The men knew the strength of his will and respected him for both his firmness 
and his kindness. As a result, more than twenty years have passed without a 
strike in the Cambria mills.
     On January 30, 1849, Mr. Hamilton was united in marriage to Mary P. 
Jacquett, daughter of Azzel P. Jacquett, of Wilmington, Delaware. The Jacquetts 
are of French extraction. They trace their American descent from two brothers--
Paul and Anthony, who settled in Delaware at the beginning of the Revolutionary 
War. Mrs. Hamilton's father served in the War of 1812.
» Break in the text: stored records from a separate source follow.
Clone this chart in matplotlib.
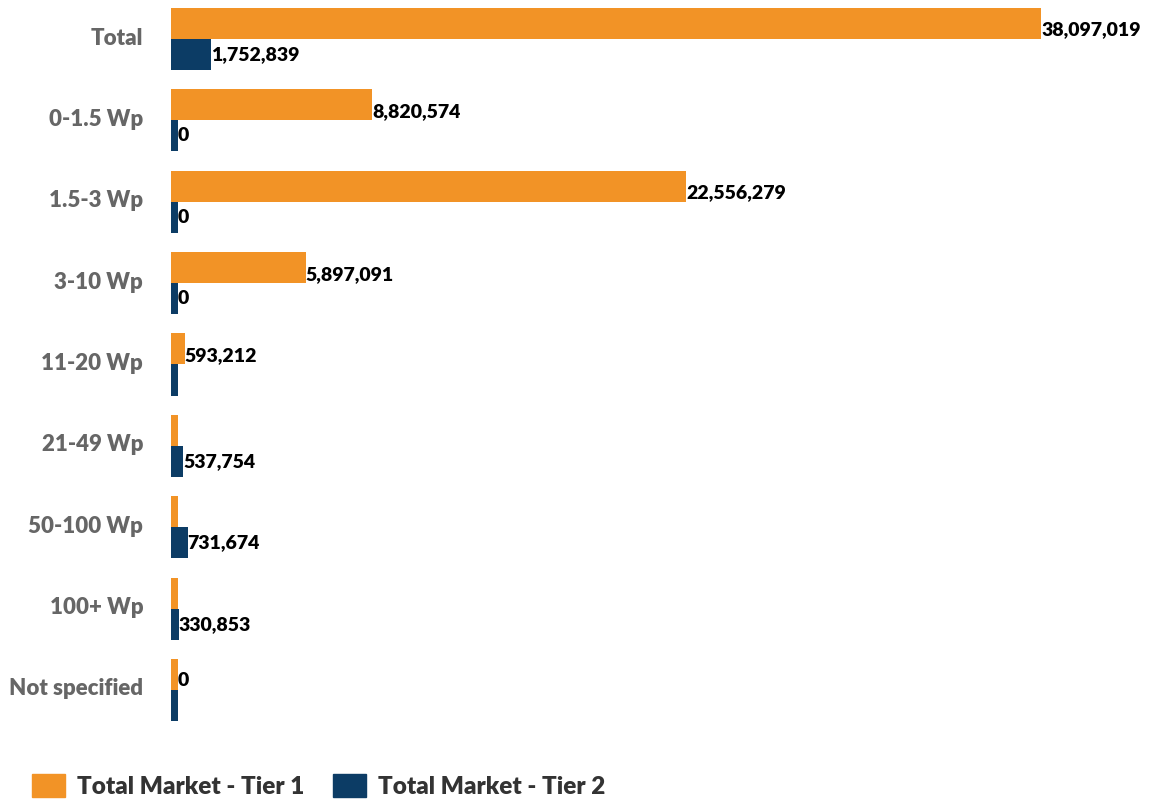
import matplotlib

matplotlib.use("Agg")
import matplotlib.pyplot as plt
import matplotlib.transforms as mtransforms
import numpy as np
from matplotlib.patches import Patch

# market size by system size band
categories = ["Total", "0-1.5 Wp", "1.5-3 Wp", "3-10 Wp", "11-20 Wp",
              "21-49 Wp", "50-100 Wp", "100+ Wp", "Not specified"]
tier1 = [38097019, 8820574, 22556279, 5897091, 593212, None, None, None, 0]
tier2 = [1752839, 0, 0, 0, None, 537754, 731674, 330853, None]
series_names = ["Total Market - Tier 1", "Total Market - Tier 2"]

ORANGE = "#F29326"
NAVY = "#0C3C65"
MIN_STUB = 300000  # smallest bar drawn so zero rows stay visible

plt.rcParams["font.family"] = ["Lato", "DejaVu Sans"]

fig = plt.figure(figsize=(11.52, 8.02), dpi=100)
W, H = 1152, 802
ax = fig.add_axes([171 / W, 1 - 726.6 / H, (1100 - 171) / W, (726.6 - 2.4) / H])

y = np.arange(len(categories))
h = 0.381


def widths(values):
    return [max(v if v is not None else 0, MIN_STUB) for v in values]


ax.barh(y - h / 2, widths(tier1), height=h, color=ORANGE)
ax.barh(y + h / 2, widths(tier2), height=h, color=NAVY)

for yi, v in zip(y, tier1):
    if v is None:
        continue
    ax.text(max(v, MIN_STUB), yi - h / 2 + 0.08, f"{v:,}", ha="left",
            va="center", fontsize=14, fontweight="heavy", color="black")
for yi, v in zip(y, tier2):
    if v is None:
        continue
    ax.text(max(v, MIN_STUB), yi + h / 2, f"{v:,}", ha="left",
            va="center", fontsize=14, fontweight="heavy", color="black")

ax.set_xlim(0, 38097019 * (1100 - 171) / 870)
ax.set_ylim(8.45, -0.45)
ax.set_yticks(y)
ax.set_yticklabels(categories, fontsize=16, fontweight="heavy", color="#666666")
ax.tick_params(axis="y", length=0, pad=20)
ax.set_xticks([])
for spine in ax.spines.values():
    spine.set_visible(False)

# nudge category labels up a little
lift = mtransforms.ScaledTranslation(0, 3 / 100, fig.dpi_scale_trans)
for lbl in ax.get_yticklabels():
    lbl.set_transform(lbl.get_transform() + lift)

handles = [Patch(color=ORANGE), Patch(color=NAVY)]
leg = fig.legend(handles, series_names, loc="center left",
                 bbox_to_anchor=(22 / W, 1 - 786 / H), ncol=2, frameon=False,
                 fontsize=17.5, handlelength=1.35, handleheight=1.03,
                 handletextpad=0.5, columnspacing=1.2, borderaxespad=0)
for t in leg.get_texts():
    t.set_fontweight("heavy")
    t.set_color("#333333")

fig.savefig("out.png", dpi=100)
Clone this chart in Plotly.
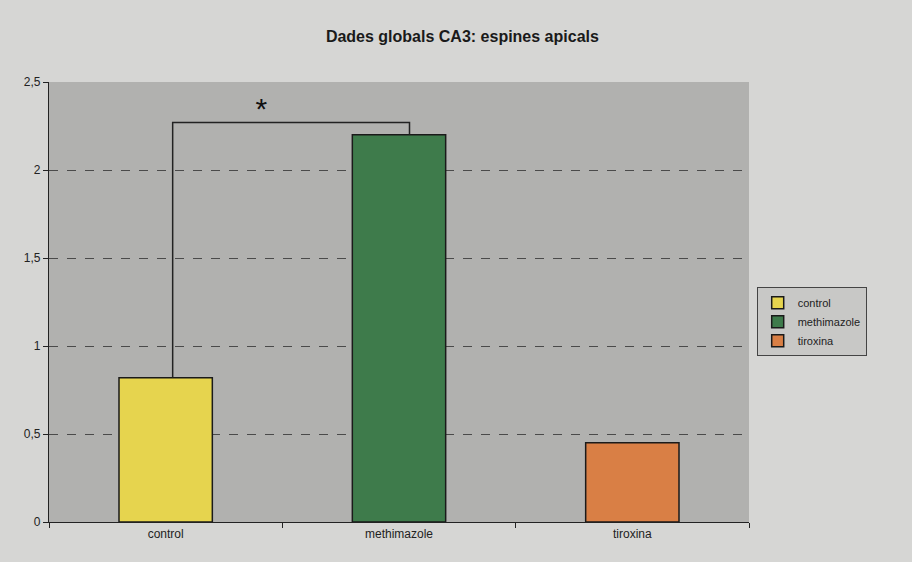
import plotly.graph_objects as go

# Mean apical spine density per group (CA3)
groups = ["control", "methimazole", "tiroxina"]
values = [0.82, 2.20, 0.45]
colors = ["#e6d44e", "#3e7b4b", "#d97f45"]

# Significance bracket between control and methimazole
bracket_y = 2.27
bracket_x = [0.03, 1.045]
star_x = 0.41
star_y = 2.33

y_ticks = [0, 0.5, 1, 1.5, 2, 2.5]

FONT = "Liberation Sans Narrow, Arial Narrow, Liberation Sans, Arial, sans-serif"

fig = go.Figure()
for g, v, c in zip(groups, values, colors):
    fig.add_trace(go.Bar(
        x=[g], y=[v], name=g, width=0.4,
        marker=dict(color=c, line=dict(color="#1a1a1a", width=1.5)),
    ))

fig.add_trace(go.Scatter(
    x=[bracket_x[0], bracket_x[0], bracket_x[1], bracket_x[1]],
    y=[values[0], bracket_y, bracket_y, values[1]],
    mode="lines", line=dict(color="#222222", width=1.5),
    showlegend=False, hoverinfo="skip", xaxis="x2",
))
fig.add_trace(go.Scatter(
    x=[star_x], y=[star_y], mode="text", text=["*"],
    textfont=dict(size=30, color="#111111", family="Liberation Sans, Arial"),
    showlegend=False, hoverinfo="skip", xaxis="x2",
))

fig.update_layout(
    width=912, height=562,
    margin=dict(l=49, r=163, t=82, b=40),
    paper_bgcolor="#d6d6d4",
    plot_bgcolor="#b1b1af",
    separators=", ",
    font=dict(family=FONT, size=12, color="#222222"),
    title=dict(text="<b>Dades globals CA3: espines apicals</b>",
               x=0.507, xanchor="center", y=0.935, yanchor="middle",
               font=dict(size=16, family=FONT, color="#1a1a1a")),
    bargap=0.6,
    showlegend=True,
    legend=dict(x=1.011, y=0.455, xanchor="left", yanchor="middle",
                bgcolor="#c8c8c6", bordercolor="#444444", borderwidth=1,
                font=dict(size=11, family=FONT, color="#222222"),
                itemwidth=30, tracegroupgap=0),
    xaxis=dict(type="category", showline=True, linecolor="#222222", linewidth=1.2,
               ticks="outside", tickson="boundaries", ticklen=5, tickcolor="#222222",
               showgrid=False, tickfont=dict(size=12, family=FONT, color="#222222"),
               range=[-0.5, 2.5], fixedrange=True),
    xaxis2=dict(overlaying="x", range=[-0.5, 2.5], visible=False),
    yaxis=dict(range=[0, 2.5], tickvals=y_ticks, showline=True, linecolor="#222222",
               linewidth=1.2, ticks="outside", ticklen=5, tickcolor="#222222",
               showgrid=True, gridcolor="#4a4a4a", griddash="dash", gridwidth=1,
               zeroline=False, tickfont=dict(size=12, family=FONT, color="#222222")),
)

fig.write_html("out.html")
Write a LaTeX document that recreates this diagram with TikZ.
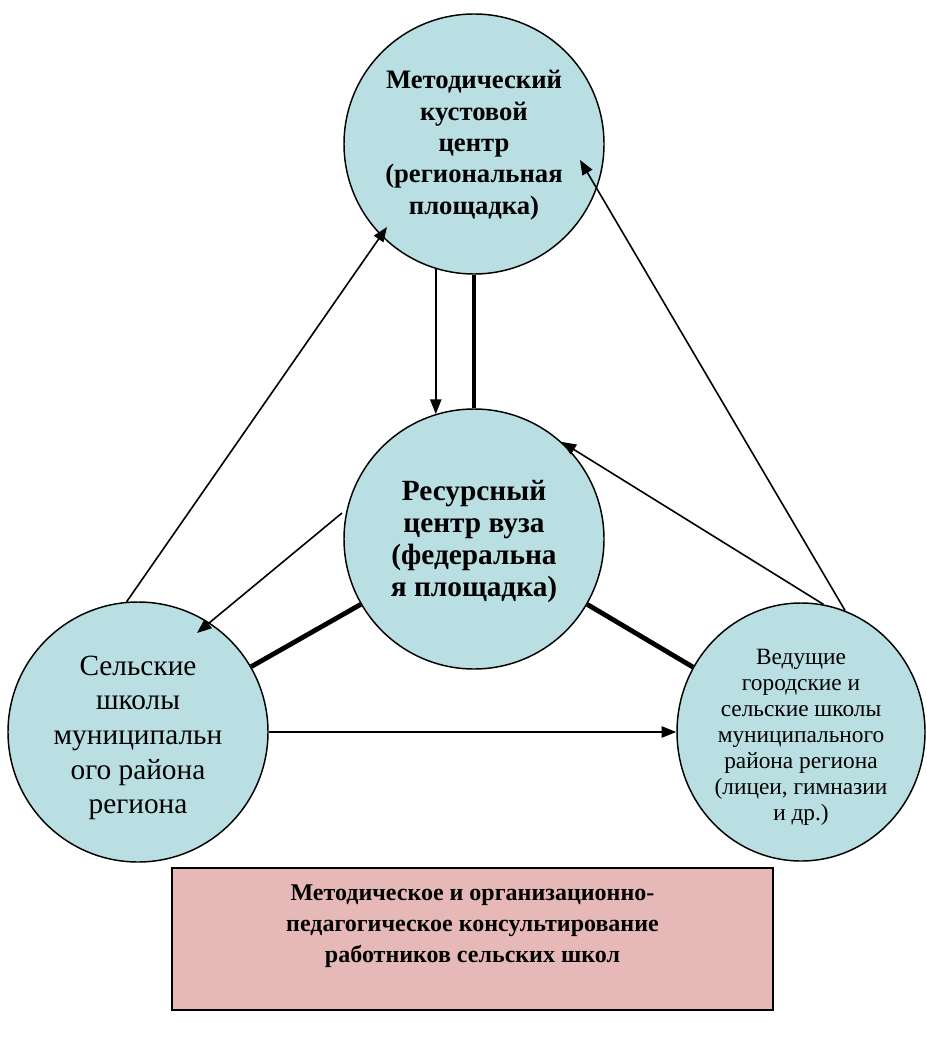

     Mr. Hamilton has four sons and one daughter living: George W.; Thomas F.; 
James A.; Edgar Y. T., and Susan M. L.
     In the great flood in which his home was swept away he lost one son, 
Alexander, Jr., aged thirty-four, and one daughter, Jennie M., aged twenty-seven 
years. Four daughters died in infancy.
     In 1892 Mr. Hamilton resigned his position with the Cambria company, in 
which two of his sons are now superintendents, and retired to his beautiful home 
in Westmont, where he now resides. After the loss of his home and its contents 
in the flood, Mr. Hamilton was one of the first to build a residence in the 
beautiful village of Westmont. It is on the top of a high hill overlooking 
Johnstown and the surrounding country. He was also one of the first to urge the 
building of the incline plane by which the village is made easy of access.
     While always known as a public-spirited citizen, Mr. Hamilton has never 
sought office. He served for nine or ten years as a member of the council in 
Johnstown borough from a sense of duty.
     He is a member of Kensington Lodge, No. 211, of Philadelphia; Kensington 
Chapter and Oriental Commandery, F. and A. M., of Johnstown.